Task goal: Give again, word for word, the lines below that run from the line with "Recreate this image" through the line with "import pandas as pd". Drop the pictures.

--- Start ---

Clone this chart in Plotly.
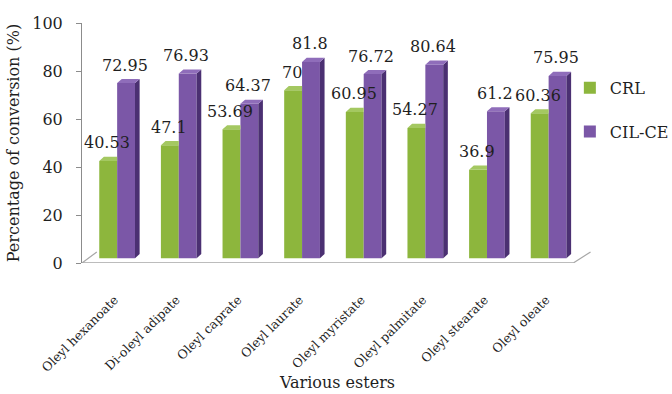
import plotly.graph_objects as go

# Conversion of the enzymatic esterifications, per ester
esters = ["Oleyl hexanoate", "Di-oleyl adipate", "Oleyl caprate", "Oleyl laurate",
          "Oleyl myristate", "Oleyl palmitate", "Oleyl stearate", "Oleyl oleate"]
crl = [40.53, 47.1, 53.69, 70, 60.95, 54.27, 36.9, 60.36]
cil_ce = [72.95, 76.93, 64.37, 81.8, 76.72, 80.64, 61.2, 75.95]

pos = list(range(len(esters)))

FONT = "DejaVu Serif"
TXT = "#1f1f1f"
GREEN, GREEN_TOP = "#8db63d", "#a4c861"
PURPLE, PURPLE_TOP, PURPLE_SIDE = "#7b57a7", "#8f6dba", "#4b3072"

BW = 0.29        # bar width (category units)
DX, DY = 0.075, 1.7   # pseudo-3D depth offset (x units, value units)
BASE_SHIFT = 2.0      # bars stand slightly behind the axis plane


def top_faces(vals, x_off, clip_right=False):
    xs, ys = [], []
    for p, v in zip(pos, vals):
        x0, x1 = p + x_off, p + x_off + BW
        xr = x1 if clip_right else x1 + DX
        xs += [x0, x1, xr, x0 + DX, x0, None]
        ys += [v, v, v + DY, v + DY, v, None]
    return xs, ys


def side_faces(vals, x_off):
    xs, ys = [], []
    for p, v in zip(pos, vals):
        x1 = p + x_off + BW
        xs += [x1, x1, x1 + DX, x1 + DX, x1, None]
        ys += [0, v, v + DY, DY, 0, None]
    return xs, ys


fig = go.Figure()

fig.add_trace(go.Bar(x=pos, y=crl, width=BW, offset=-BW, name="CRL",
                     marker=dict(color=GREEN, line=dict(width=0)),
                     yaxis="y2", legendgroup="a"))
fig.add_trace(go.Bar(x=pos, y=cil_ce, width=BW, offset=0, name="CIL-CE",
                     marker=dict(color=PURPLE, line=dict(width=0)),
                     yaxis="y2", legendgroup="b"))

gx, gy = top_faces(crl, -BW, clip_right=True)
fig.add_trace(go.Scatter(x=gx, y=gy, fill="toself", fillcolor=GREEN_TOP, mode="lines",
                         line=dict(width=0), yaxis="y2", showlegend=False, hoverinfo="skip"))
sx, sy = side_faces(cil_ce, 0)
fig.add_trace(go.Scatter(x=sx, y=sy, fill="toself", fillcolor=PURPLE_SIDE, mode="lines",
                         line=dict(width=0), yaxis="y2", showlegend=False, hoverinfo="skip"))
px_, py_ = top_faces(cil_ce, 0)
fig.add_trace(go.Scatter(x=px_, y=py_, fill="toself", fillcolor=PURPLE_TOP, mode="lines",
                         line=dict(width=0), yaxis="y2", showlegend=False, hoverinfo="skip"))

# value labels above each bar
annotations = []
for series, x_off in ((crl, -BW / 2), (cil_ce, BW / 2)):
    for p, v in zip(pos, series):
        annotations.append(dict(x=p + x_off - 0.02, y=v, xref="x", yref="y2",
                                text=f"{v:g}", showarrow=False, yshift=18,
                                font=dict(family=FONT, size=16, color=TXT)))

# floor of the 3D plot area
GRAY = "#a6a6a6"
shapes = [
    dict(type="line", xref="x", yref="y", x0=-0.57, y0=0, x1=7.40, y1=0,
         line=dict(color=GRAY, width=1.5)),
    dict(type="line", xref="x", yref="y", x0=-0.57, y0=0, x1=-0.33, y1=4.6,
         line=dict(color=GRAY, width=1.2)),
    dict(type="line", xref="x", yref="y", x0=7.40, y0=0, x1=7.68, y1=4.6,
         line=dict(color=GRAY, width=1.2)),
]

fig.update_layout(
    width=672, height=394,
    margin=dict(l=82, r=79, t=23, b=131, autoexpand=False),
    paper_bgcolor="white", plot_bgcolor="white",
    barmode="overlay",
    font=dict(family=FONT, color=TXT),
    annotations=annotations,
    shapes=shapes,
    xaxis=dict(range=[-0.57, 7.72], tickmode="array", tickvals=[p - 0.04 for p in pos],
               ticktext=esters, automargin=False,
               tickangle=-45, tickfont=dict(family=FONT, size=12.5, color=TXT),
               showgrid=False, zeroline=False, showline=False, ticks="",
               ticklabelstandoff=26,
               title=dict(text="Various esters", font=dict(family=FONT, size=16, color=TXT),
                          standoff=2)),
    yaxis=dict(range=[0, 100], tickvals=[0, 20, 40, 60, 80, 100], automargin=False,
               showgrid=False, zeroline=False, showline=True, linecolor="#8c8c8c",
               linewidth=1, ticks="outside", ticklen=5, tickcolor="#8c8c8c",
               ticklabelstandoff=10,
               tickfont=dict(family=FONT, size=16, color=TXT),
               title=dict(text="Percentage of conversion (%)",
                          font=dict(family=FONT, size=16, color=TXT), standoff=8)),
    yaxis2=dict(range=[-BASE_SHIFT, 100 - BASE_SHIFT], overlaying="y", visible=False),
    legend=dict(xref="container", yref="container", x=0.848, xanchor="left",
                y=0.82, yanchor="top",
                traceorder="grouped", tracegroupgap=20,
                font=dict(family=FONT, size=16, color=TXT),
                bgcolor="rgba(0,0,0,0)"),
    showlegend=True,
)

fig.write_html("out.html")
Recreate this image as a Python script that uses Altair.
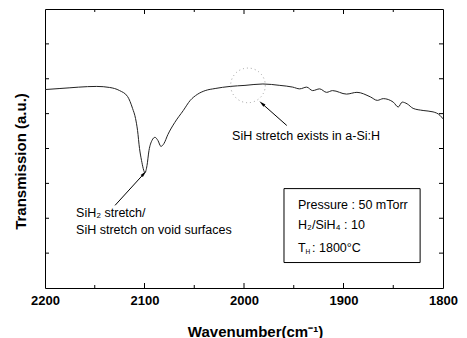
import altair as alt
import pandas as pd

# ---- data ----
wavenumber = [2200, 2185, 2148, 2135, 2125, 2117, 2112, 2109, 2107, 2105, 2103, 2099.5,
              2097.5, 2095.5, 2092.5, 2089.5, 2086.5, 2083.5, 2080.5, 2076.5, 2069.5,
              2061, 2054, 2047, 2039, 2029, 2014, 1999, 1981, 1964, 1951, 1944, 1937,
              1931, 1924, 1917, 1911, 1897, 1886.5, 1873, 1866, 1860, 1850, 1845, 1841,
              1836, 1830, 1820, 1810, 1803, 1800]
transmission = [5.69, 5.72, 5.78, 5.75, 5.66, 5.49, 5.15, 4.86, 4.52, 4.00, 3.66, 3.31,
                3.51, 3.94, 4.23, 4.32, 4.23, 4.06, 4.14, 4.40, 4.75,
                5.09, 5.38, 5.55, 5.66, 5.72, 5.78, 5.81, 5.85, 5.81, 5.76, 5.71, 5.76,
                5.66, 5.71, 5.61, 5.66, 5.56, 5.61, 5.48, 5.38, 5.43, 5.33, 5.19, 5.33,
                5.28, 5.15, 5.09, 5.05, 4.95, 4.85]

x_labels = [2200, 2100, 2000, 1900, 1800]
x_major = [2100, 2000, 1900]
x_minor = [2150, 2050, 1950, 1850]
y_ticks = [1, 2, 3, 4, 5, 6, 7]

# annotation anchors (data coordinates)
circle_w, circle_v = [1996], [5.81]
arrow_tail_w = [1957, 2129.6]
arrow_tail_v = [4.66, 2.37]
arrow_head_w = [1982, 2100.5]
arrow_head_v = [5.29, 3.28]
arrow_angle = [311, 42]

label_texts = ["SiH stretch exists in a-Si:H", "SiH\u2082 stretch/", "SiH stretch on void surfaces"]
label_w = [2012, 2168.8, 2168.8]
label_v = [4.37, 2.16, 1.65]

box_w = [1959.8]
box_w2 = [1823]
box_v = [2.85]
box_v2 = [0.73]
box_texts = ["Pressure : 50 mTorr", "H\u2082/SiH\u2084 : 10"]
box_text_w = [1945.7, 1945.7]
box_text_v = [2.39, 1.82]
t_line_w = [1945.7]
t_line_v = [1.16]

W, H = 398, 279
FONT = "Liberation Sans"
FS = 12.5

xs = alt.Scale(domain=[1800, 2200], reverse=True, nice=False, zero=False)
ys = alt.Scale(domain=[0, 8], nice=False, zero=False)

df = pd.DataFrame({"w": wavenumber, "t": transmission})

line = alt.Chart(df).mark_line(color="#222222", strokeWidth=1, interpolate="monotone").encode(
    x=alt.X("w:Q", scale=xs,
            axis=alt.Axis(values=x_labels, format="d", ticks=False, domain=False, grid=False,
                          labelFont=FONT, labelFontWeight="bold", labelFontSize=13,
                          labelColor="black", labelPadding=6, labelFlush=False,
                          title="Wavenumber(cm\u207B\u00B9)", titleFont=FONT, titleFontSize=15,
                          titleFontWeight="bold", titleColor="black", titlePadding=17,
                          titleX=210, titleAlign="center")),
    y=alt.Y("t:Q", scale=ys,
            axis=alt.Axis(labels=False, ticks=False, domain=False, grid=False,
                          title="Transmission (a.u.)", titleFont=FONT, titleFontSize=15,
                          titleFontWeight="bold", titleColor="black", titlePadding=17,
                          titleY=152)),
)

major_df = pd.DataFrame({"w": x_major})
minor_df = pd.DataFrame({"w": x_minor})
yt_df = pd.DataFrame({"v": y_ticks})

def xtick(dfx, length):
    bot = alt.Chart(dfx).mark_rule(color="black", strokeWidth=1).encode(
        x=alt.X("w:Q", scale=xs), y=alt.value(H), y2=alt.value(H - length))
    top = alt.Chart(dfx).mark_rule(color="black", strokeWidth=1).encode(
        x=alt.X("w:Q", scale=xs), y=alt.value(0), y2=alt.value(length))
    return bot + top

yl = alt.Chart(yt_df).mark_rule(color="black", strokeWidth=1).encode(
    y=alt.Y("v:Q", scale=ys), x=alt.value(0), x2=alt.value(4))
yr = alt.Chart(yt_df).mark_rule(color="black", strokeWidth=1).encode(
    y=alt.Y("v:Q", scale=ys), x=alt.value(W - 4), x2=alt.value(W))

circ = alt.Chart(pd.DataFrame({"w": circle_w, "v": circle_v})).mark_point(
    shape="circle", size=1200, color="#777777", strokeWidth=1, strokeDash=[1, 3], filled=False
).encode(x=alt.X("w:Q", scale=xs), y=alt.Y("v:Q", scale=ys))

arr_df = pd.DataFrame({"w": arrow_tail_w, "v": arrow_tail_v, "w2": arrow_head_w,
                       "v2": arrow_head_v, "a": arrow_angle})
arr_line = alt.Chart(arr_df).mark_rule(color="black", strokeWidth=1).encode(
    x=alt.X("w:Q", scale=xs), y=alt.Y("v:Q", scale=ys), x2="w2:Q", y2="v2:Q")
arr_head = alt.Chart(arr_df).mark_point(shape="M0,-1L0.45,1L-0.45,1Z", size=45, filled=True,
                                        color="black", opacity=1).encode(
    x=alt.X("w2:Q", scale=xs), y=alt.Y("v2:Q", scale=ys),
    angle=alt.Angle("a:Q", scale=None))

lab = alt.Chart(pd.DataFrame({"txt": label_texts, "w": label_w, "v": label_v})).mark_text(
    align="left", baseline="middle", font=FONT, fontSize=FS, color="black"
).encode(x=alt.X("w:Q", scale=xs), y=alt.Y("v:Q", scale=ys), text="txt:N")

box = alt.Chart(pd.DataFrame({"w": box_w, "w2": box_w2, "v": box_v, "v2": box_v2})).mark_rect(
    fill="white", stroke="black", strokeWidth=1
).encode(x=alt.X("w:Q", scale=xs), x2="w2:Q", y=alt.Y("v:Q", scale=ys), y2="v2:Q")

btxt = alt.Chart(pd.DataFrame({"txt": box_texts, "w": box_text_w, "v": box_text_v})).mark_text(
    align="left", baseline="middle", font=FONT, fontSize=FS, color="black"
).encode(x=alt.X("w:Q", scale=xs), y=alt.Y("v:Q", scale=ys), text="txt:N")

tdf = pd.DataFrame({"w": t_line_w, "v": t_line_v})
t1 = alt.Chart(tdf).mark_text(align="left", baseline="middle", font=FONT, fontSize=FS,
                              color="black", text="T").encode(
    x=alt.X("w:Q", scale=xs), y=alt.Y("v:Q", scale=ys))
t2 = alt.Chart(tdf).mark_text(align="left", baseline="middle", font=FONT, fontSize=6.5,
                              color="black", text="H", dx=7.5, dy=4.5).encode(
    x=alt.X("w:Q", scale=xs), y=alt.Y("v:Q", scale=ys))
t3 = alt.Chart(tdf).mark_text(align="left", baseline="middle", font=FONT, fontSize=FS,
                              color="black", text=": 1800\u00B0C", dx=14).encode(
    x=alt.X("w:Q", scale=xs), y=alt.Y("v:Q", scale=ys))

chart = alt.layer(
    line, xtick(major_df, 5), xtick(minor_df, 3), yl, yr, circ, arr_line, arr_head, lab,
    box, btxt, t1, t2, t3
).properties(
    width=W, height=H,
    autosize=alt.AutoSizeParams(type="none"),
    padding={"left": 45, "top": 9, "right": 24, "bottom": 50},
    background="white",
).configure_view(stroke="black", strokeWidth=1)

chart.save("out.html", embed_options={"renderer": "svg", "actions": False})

--- End ---

The response:
Recreate this image as a Python script that uses Altair.
import altair as alt
import pandas as pd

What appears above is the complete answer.